** To do **
Retype every line from the start of the data down to and including the line with "const fmt = p => p.value[0].toFixed(2);". Skip the pictures.

===== Provided material

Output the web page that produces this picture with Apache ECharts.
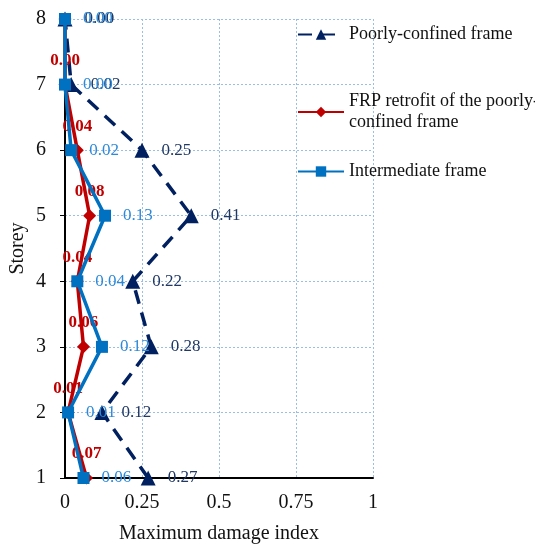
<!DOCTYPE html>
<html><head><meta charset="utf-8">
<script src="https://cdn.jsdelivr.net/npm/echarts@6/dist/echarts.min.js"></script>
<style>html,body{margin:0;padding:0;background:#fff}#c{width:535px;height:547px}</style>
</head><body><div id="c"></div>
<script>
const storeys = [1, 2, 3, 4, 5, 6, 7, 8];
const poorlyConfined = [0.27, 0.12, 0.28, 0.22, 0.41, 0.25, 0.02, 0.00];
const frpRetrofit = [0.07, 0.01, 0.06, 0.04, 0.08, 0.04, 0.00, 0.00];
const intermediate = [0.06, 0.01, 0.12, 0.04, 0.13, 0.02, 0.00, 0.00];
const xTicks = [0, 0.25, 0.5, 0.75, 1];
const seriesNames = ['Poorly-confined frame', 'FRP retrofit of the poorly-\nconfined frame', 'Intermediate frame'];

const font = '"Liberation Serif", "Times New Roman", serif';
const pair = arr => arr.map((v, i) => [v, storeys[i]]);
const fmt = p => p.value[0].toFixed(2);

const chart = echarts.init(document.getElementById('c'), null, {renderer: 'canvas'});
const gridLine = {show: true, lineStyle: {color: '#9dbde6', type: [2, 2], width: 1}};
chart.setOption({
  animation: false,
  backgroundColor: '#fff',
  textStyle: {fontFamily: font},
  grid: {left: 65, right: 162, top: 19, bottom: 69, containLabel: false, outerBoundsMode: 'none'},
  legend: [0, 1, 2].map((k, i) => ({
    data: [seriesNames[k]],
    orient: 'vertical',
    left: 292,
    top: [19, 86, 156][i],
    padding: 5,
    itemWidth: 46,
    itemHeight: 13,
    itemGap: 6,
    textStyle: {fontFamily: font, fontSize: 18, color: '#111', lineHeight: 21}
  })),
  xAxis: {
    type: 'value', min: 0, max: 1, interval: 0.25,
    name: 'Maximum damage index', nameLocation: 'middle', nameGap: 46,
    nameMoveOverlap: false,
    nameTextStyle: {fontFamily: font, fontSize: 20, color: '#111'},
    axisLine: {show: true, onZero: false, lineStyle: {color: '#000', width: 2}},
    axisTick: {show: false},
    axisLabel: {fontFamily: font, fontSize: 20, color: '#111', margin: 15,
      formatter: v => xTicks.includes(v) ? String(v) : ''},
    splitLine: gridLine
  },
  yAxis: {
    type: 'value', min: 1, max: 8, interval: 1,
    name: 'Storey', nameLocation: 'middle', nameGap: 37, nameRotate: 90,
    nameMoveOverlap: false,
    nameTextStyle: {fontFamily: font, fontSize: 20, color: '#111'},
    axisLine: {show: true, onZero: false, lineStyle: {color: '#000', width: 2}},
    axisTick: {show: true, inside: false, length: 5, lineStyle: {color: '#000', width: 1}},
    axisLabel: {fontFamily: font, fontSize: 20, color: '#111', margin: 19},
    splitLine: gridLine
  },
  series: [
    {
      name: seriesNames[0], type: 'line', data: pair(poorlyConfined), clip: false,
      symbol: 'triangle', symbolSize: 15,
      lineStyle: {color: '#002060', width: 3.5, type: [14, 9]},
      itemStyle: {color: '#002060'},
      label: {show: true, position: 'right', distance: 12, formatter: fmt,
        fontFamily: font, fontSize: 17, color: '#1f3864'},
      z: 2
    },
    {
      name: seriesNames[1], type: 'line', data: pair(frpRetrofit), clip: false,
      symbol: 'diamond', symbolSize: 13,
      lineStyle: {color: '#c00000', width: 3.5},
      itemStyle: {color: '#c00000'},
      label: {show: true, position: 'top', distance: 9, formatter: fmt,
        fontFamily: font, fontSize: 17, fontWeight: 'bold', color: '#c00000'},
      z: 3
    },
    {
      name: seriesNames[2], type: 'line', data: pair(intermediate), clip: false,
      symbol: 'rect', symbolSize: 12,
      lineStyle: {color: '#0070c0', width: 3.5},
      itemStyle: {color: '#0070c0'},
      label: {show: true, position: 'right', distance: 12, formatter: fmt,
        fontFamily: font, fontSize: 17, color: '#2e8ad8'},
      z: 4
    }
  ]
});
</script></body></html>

==========

** Task result **
Output the web page that produces this picture with Apache ECharts.
<!DOCTYPE html>
<html><head><meta charset="utf-8">
<script src="https://cdn.jsdelivr.net/npm/echarts@6/dist/echarts.min.js"></script>
<style>html,body{margin:0;padding:0;background:#fff}#c{width:535px;height:547px}</style>
</head><body><div id="c"></div>
<script>
const storeys = [1, 2, 3, 4, 5, 6, 7, 8];
const poorlyConfined = [0.27, 0.12, 0.28, 0.22, 0.41, 0.25, 0.02, 0.00];
const frpRetrofit = [0.07, 0.01, 0.06, 0.04, 0.08, 0.04, 0.00, 0.00];
const intermediate = [0.06, 0.01, 0.12, 0.04, 0.13, 0.02, 0.00, 0.00];
const xTicks = [0, 0.25, 0.5, 0.75, 1];
const seriesNames = ['Poorly-confined frame', 'FRP retrofit of the poorly-\nconfined frame', 'Intermediate frame'];

const font = '"Liberation Serif", "Times New Roman", serif';
const pair = arr => arr.map((v, i) => [v, storeys[i]]);
const fmt = p => p.value[0].toFixed(2);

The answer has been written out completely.